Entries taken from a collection
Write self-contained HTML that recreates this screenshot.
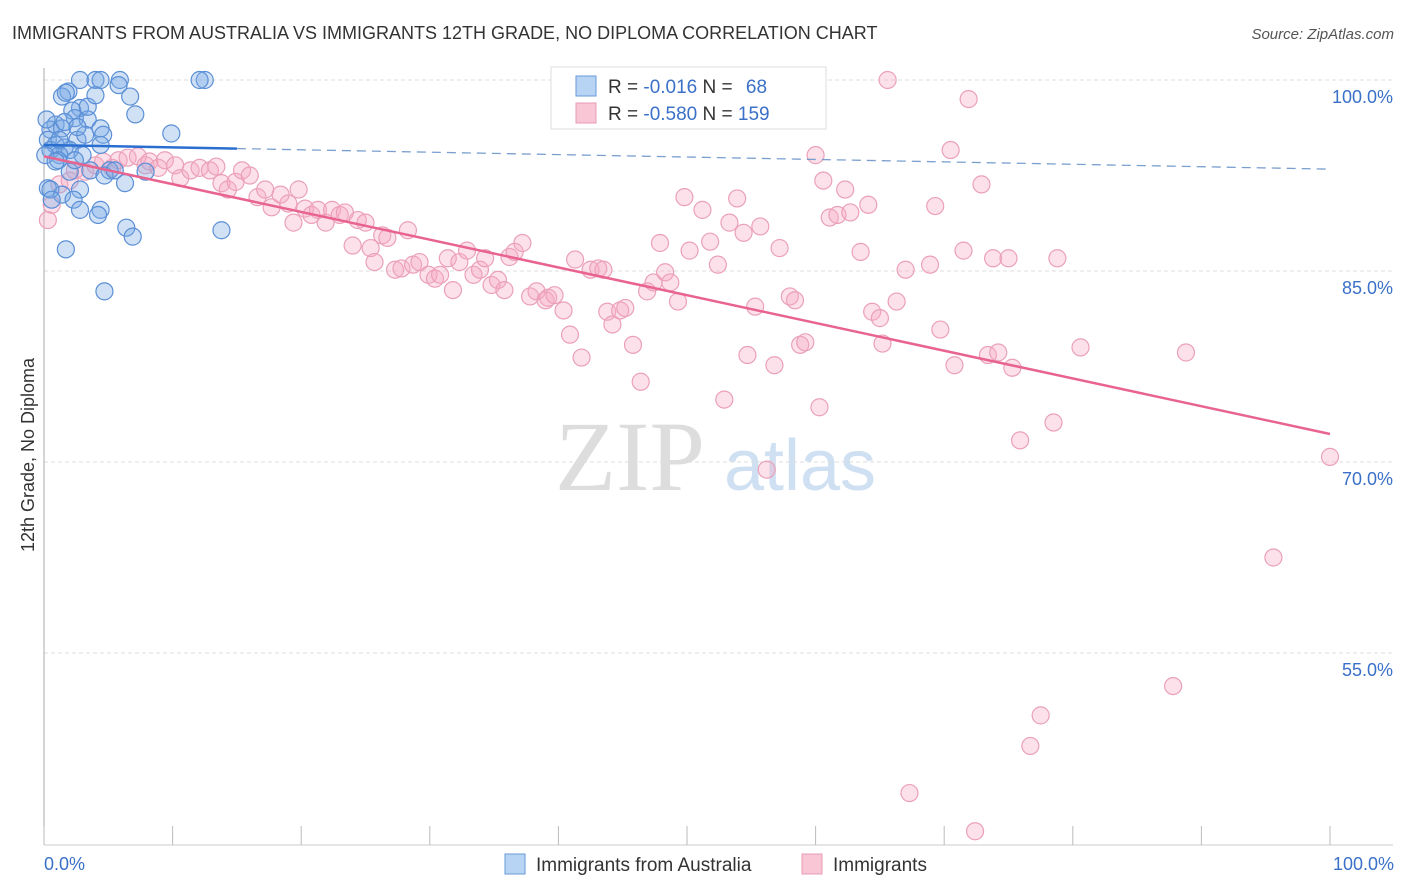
<!DOCTYPE html>
<html><head><meta charset="utf-8"><style>
body{margin:0;background:#fff;font-family:"Liberation Sans",sans-serif;}
#c{position:relative;width:1406px;height:892px;overflow:hidden;}
</style></head><body>
<div id="c">
<svg id="s" width="1406" height="892" xmlns="http://www.w3.org/2000/svg">
<text x="12" y="39" font-size="18" fill="#333">IMMIGRANTS FROM AUSTRALIA VS IMMIGRANTS 12TH GRADE, NO DIPLOMA CORRELATION CHART</text>
<text x="1394" y="39" font-size="15" fill="#555" text-anchor="end" font-style="italic">Source: ZipAtlas.com</text>
<text x="630" y="490" font-size="100" fill="#ddd" font-family="Liberation Serif,serif" text-anchor="middle">ZIP</text>
<text x="800" y="490" font-size="72" fill="#cfe0f3" text-anchor="middle">atlas</text>
<text transform="translate(34,455) rotate(-90)" font-size="18" fill="#333" text-anchor="middle">12th Grade, No Diploma</text>
<g id="grid"></g><g id="pts"></g><g id="lines"></g>
<rect x="551" y="67" width="275" height="62" fill="#fff" stroke="#ddd"/>
<rect x="576" y="76" width="20" height="20" fill="#b8d4f4" stroke="#6a9ad8"/>
<rect x="576" y="103" width="20" height="20" fill="#f9c6d6" stroke="#e899b4"/>
<text x="608" y="93" font-size="19" fill="#333">R = <tspan fill="#3a70c8">-0.016</tspan>   N = <tspan fill="#3a70c8" dx="8">68</tspan></text>
<text x="608" y="120" font-size="19" fill="#333">R = <tspan fill="#3a70c8">-0.580</tspan>   N = <tspan fill="#3a70c8">159</tspan></text>
<rect x="505" y="854" width="20" height="20" fill="#b8d4f4" stroke="#6a9ad8"/>
<text x="536" y="871" font-size="19" fill="#333">Immigrants from Australia</text>
<rect x="802" y="854" width="20" height="20" fill="#f9c6d6" stroke="#e899b4"/>
<text x="833" y="871" font-size="19" fill="#333">Immigrants</text>
<text x="44" y="870" font-size="18" fill="#3a70c8">0.0%</text>
<text x="1394" y="870" font-size="18" fill="#3a70c8" text-anchor="end">100.0%</text>
</svg></div>
<script>
const yTicks=[100,85,70,55];
const yTickLabels=["100.0%","85.0%","70.0%","55.0%"];
const xTicks=[0,10,20,30,40,50,60,70,80,90,100];
const blueX=[2.8,4.0,4.4,5.9,12.5,12.1,5.8,1.9,1.4,6.7,7.1,2.8,2.2,2.4,3.4,0.9,0.5,1.4,4.4,4.6,9.9,2.6,0.3,0.9,1.6,2.0,0.5,1.2,3.0,5.1,2.0,3.6,4.7,7.9,6.3,0.3,1.4,2.8,2.3,4.4,2.8,4.2,6.4,6.9,13.8,1.7,4.7,0.5,0.6,1.1,0.1,1.2,3.4,1.7,4.4,5.5,2.4,0.9,0.2,1.6,3.2,4.0,2.6];
const blueY=[100,100,100,100,100,100,99.6,99.1,98.7,98.7,97.3,97.8,97.6,97.0,96.9,96.5,96.1,96.2,96.2,95.7,95.8,95.3,95.3,94.9,94.7,94.5,94.5,94.1,94.1,92.9,92.8,92.9,92.5,92.8,91.9,91.5,91.0,91.4,90.6,89.8,89.8,89.4,88.4,87.7,88.2,86.7,83.4,91.4,90.6,93.7,94.1,95.3,97.9,99.0,94.9,92.9,93.7,93.6,96.9,96.7,95.7,98.8,96.3];
const pinkX=[0.3,0.6,1.2,2.0,2.4,3.2,4.0,4.6,5.3,5.8,6.5,7.3,7.9,8.2,8.9,9.4,10.2,10.6,11.4,12.1,12.9,13.4,13.8,14.3,14.9,15.4,16.0,16.6,17.2,17.7,18.4,19.0,19.4,19.8,20.3,20.8,21.3,21.9,22.4,23.0,23.4,24.0,24.4,25.0,25.4,25.7,26.3,26.7,27.3,27.8,28.3,28.7,29.2,29.9,30.4,30.8,31.4,31.8,32.3,32.9,33.4,33.9,34.3,34.8,35.3,35.8,36.2,36.6,37.2,37.8,38.3,39.0,39.2,39.7,40.4,40.9,41.3,41.8,42.5,43.1,43.5,43.8,44.2,44.8,45.2,45.8,46.4,46.9,47.4,47.9,48.3,48.7,49.3,49.8,50.2,51.2,51.8,52.4,52.9,53.3,53.9,54.4,54.7,55.3,55.7,56.8,57.2,58.0,58.4,58.8,59.2,60.0,60.3,60.6,61.1,61.7,62.3,62.7,63.5,64.1,64.4,65.0,65.2,65.6,66.3,67.0,67.3,69.3,69.7,70.5,70.8,71.5,71.9,72.4,72.9,73.4,73.8,74.2,75.0,75.3,75.9,76.7,77.5,78.5,78.8,80.6,87.8,88.8,95.6,100,56.2,68.9];
const pinkY=[89.0,90.2,91.8,92.1,92.9,92.8,93.3,93.6,93.1,93.7,93.9,94.0,93.3,93.6,93.1,93.7,93.3,92.3,92.9,93.1,92.9,93.2,91.9,91.4,92.0,92.9,92.5,90.8,91.4,90.0,91.0,90.3,88.8,91.4,89.9,89.4,89.8,88.8,89.8,89.4,89.6,87.0,89.0,88.8,86.8,85.7,87.8,87.6,85.1,85.2,88.2,85.5,85.7,84.7,84.4,84.7,86.0,83.5,85.7,86.6,84.7,85.1,86.0,83.9,84.3,83.5,86.1,86.5,87.2,83.0,83.4,82.7,82.9,83.1,81.9,80.0,85.9,78.2,85.1,85.2,85.1,81.8,80.8,81.9,82.1,79.2,76.3,83.4,84.1,87.2,84.9,84.1,82.6,90.8,86.6,89.8,87.3,85.5,74.9,88.8,90.7,88.0,78.4,82.2,88.5,77.6,86.8,83.0,82.7,79.2,79.4,94.1,74.3,92.1,89.2,89.4,91.4,89.6,86.5,90.2,81.8,81.3,79.3,100,82.6,85.1,44.0,90.1,80.4,94.5,77.6,86.6,98.5,41.0,91.8,78.4,86.0,78.6,86.0,77.4,71.7,47.7,50.1,73.1,86.0,79.0,52.4,78.6,62.5,70.4,69.4,85.5];
const blueTrend=[94.9,93.0];
const blueSolidEnd=15;
const pinkTrend=[94.0,72.2];
const sx=v=>44+v*12.86, sy=v=>80+(100-v)*12.733;
const NS="http://www.w3.org/2000/svg";
function mk(tag,attrs,parent){const e=document.createElementNS(NS,tag);for(const k in attrs)e.setAttribute(k,attrs[k]);parent.appendChild(e);return e;}
const grid=document.getElementById('grid');
yTicks.forEach((t,i)=>{
 const l=mk('line',{x1:44,x2:1393,y1:sy(t),y2:sy(t),stroke:'#ddd','stroke-dasharray':'4,3'},grid);
 
 
 const tx=mk('text',{x:1393,y:sy(t)+23,'font-size':18,fill:'#3a70c8','text-anchor':'end'},grid);
 tx.textContent=yTickLabels[i];
 
 
});
const ax=mk('line',{x1:44,x2:44,y1:68,y2:845,stroke:'#aaa'},grid);


const bx=mk('line',{x1:44,x2:1393,y1:845,y2:845,stroke:'#ccc'},grid);


xTicks.forEach(t=>{
 const l=mk('line',{x1:sx(t),x2:sx(t),y1:826,y2:845,stroke:'#bbb'},grid);
 
 
});
const pts=document.getElementById('pts');
pinkX.forEach((x,i)=>{
 const c=mk('circle',{cx:sx(x),cy:sy(pinkY[i]),r:8.5,fill:'rgba(246,168,194,0.35)',stroke:'#eba0ba','stroke-width':1.2},pts);
 
 
});
blueX.forEach((x,i)=>{
 const c=mk('circle',{cx:sx(x),cy:sy(blueY[i]),r:8.5,fill:'rgba(120,170,230,0.35)',stroke:'#5b8fd6','stroke-width':1.2},pts);
 
 
});
const lines=document.getElementById('lines');
const by=x=>blueTrend[0]+(blueTrend[1]-blueTrend[0])*x/100;
let l1=mk('line',{x1:sx(0),y1:sy(by(0)),x2:sx(blueSolidEnd),y2:sy(by(blueSolidEnd)),stroke:'#2a6fd0','stroke-width':2.5},lines);


let l2=mk('line',{x1:sx(blueSolidEnd),y1:sy(by(blueSolidEnd)),x2:sx(99.7),y2:sy(by(99.7)),stroke:'#7a9fcf','stroke-width':1.3,'stroke-dasharray':'9,6'},lines);


let l3=mk('line',{x1:sx(0),y1:sy(pinkTrend[0]),x2:sx(100),y2:sy(pinkTrend[1]),stroke:'#e8648f','stroke-width':2.5},lines);


</script>
</body></html>
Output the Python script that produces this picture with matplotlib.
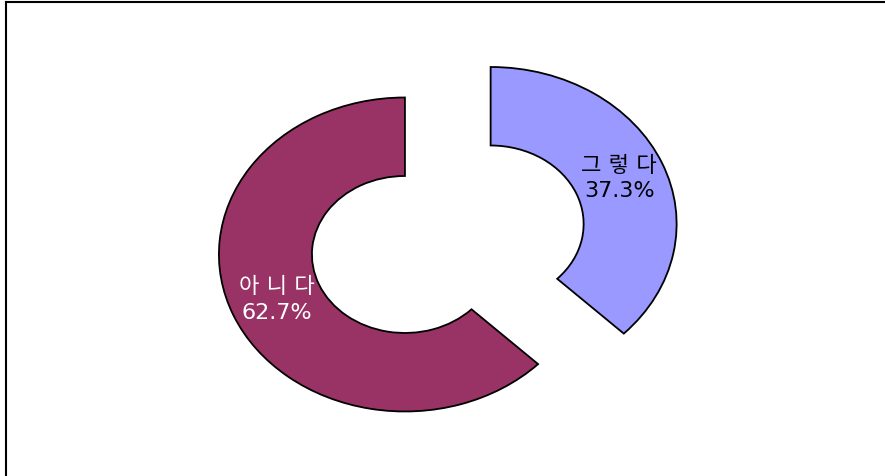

*TASK BRIEF*
Gather all lines from the listing above in which "this" occurs.

*RESPONSE BELOW*
Write self-contained HTML that recreates this screenshot.
Output the Python script that produces this picture with matplotlib.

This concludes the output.